O conselheiro de Segurança Nacional do Estados Unidos, John Bolton, já mostrou apoio do seu Governo a Guaidó. Os EUA estão entre os principais apoiantes de Guaidó, impondo debilitantes sanções económicas sobre a Venezuela, em particular no setor energético. “Já temos estado a planear o dia após da queda de Maduro. Podemos dar muito apoio ao Governo de Guaidó”, disse Bolton aos jornalistas. Teme-se que caso a oposição falhe em tomar o poder, se siga uma intervenção militar dos EUA, em apoio ao autoproclamado Presidente. Bolton repetiu que “todas as opções estão em aberto”.

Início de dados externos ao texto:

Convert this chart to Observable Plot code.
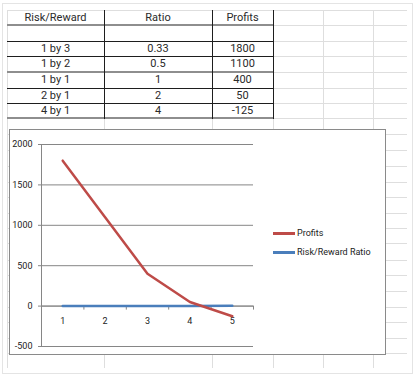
<!DOCTYPE html>
<html>
<head>
<meta charset="utf-8">
<script src="https://cdn.jsdelivr.net/npm/d3@7"></script>
<script src="https://cdn.jsdelivr.net/npm/@observablehq/plot@0.6"></script>
<style>
  html, body { margin: 0; padding: 0; background: #fff; }
  body { width: 417px; height: 378px; position: relative; overflow: hidden; font-family: Roboto, "Open Sans", sans-serif; }
  .abs { position: absolute; }
  .cell { position: absolute; text-align: center; font-size: 11px; color: #2a2a2a; }
</style>
</head>
<body>
<div id="root"></div>
<script>
// ---- data ----
const headers = ["Risk/Reward", "Ratio", "Profits"];
const riskReward = ["1 by 3", "1 by 2", "1 by 1", "2 by 1", "4 by 1"];
const ratioLabels = ["0.33", "0.5", "1", "2", "4"];
const ratio = [0.33, 0.5, 1, 2, 4];
const profits = [1800, 1100, 400, 50, -125];
const categories = [1, 2, 3, 4, 5];
const yTicks = [-500, 0, 500, 1000, 1500, 2000];
const seriesNames = ["Profits", "Risk/Reward Ratio"];
const seriesColors = ["#BE4B48", "#4A7EBB"];

// ---- spreadsheet layout ----
const root = document.getElementById("root");
function box(css) {
  const d = document.createElement("div");
  d.className = "abs";
  Object.assign(d.style, css);
  root.appendChild(d);
  return d;
}
const rowY = [10,25,41,56,72,88,103,118,134,150,166,182,197,213,228,243,260,275,291,307,322,338,353];
const colX = [7,104,212,273,323,373];

// outer frame
box({left: "2px", top: "3px", width: "409px", height: "369px", border: "1px solid #e4e4e4"});
// light sheet gridlines
rowY.forEach(y => box({left: "7px", top: y + "px", width: "400px", height: "1px", background: "#dedede"}));
colX.forEach(x => box({left: x + "px", top: "10px", width: "1px", height: "358px", background: "#dedede"}));

// table borders
const thick = [25, 72, 118], dark = [41, 56, 88, 103];
thick.forEach(y => box({left: "7px", top: (y - 1) + "px", width: "267px", height: "2px", background: "#8e8e8e"}));
dark.forEach(y => box({left: "7px", top: y + "px", width: "267px", height: "1px", background: "#1e1e1e"}));
[104, 212, 273].forEach(x => box({left: x + "px", top: "10px", width: "1px", height: "109px", background: "#1e1e1e"}));

// table text
function cell(text, c, r) {
  const d = document.createElement("div");
  d.className = "cell";
  d.textContent = text;
  Object.assign(d.style, {
    left: colX[c] + "px", width: (colX[c + 1] - colX[c]) + "px",
    top: rowY[r] + "px", height: (rowY[r + 1] - rowY[r]) + "px",
    lineHeight: (rowY[r + 1] - rowY[r]) + "px"
  });
  root.appendChild(d);
}
headers.forEach((h, c) => cell(h, c, 0));
riskReward.forEach((t, i) => {
  cell(t, 0, i + 2);
  cell(ratioLabels[i], 1, i + 2);
  cell(String(profits[i]), 2, i + 2);
});

// chart box
const chartBox = box({left: "9px", top: "129px", width: "375px", height: "224px", border: "1px solid #8a8a8a", background: "#fff"});

const rows = categories.map((c, i) => ({cat: c, ratio: ratio[i], profits: profits[i]}));
const boundaries = [categories[0] - 0.5, ...categories.map(c => c + 0.5)];
const grey = "#868686";

const chart = Plot.plot({
  width: 375, height: 224,
  marginLeft: 31, marginRight: 132, marginTop: 14, marginBottom: 8,
  x: {domain: [categories[0] - 0.5, categories[categories.length - 1] + 0.5], axis: null},
  y: {domain: [yTicks[0], yTicks[yTicks.length - 1]], axis: null},
  style: {fontFamily: "Roboto, sans-serif", fontSize: "9px", color: "#222", background: "#fff", overflow: "visible"},
  marks: [
    Plot.gridY(yTicks, {stroke: grey, strokeOpacity: 1}),
    Plot.axisY(yTicks, {tickSize: 3, tickPadding: 6, stroke: grey, fill: "#222", fontSize: 9, tickFormat: d => String(d)}),
    Plot.ruleX([boundaries[0]], {stroke: grey}),
    Plot.ruleY([0], {stroke: grey}),
    Plot.ruleX(boundaries, {x: d => d, y1: 0, y2: 0, insetBottom: -4, stroke: grey}),
    Plot.text(categories, {x: d => d, y: 0, text: d => String(d), dy: 15, fontSize: 9, fill: "#222"}),
    Plot.lineY(rows, {x: "cat", y: "ratio", stroke: seriesColors[1], strokeWidth: 2.5}),
    Plot.lineY(rows, {x: "cat", y: "profits", stroke: seriesColors[0], strokeWidth: 2.5})
  ]
});
chart.style.position = "absolute";
chart.style.left = "0px";
chart.style.top = "0px";
chartBox.appendChild(chart);

// legend
seriesNames.forEach((name, i) => {
  const top = 97 + i * 19;
  const sw = document.createElement("div");
  Object.assign(sw.style, {position: "absolute", left: "263px", top: (top + 5) + "px", width: "22px", height: "2.5px", background: seriesColors[i]});
  chartBox.appendChild(sw);
  const t = document.createElement("div");
  t.textContent = name;
  Object.assign(t.style, {position: "absolute", left: "287px", top: top + "px", fontSize: "9px", lineHeight: "12px", color: "#222", whiteSpace: "nowrap"});
  chartBox.appendChild(t);
});
</script>
</body>
</html>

No cenário de uma intervenção militar, seria fundamental o apoio da Colômbia e do Brasil, países vizinhos e aliados dos EUA. O Governo brasileiro reuniu de emergência logo após o inicio das hostilidades, tendo o Presidente brasileiro, Jair Bolsonaro, expressado “solidariedade” com a sua “nação-irmã”, que considera “escravizada por um ditador”. O Presidente colombiano, Iván Duque pediu que todos os militares apoiem Guaidó, colocando-se “do lado certo da história”.

O Governo de Maduro conta com substancial apoio da parte da Rússia, que admitiu à poucas semanas ter enviado para o país quase uma centena de conselheiros militares. O Kremlin optou pela cautela, pedindo “um processo de negociação responsável, sem condições prévias”, salientando a importância de “evitar a desordem e derramamento de sangue”. 

Outro aliado do Governo é Cuba, que Bolton acusou de ter “um papel significativo em manter Maduro no poder”. O Presidente cubano, Miguel Díaz-Canal, acusou Guaidó de “usar tropas e policias com armas de guerra na via pública da cidade, para criar confusão e terror”.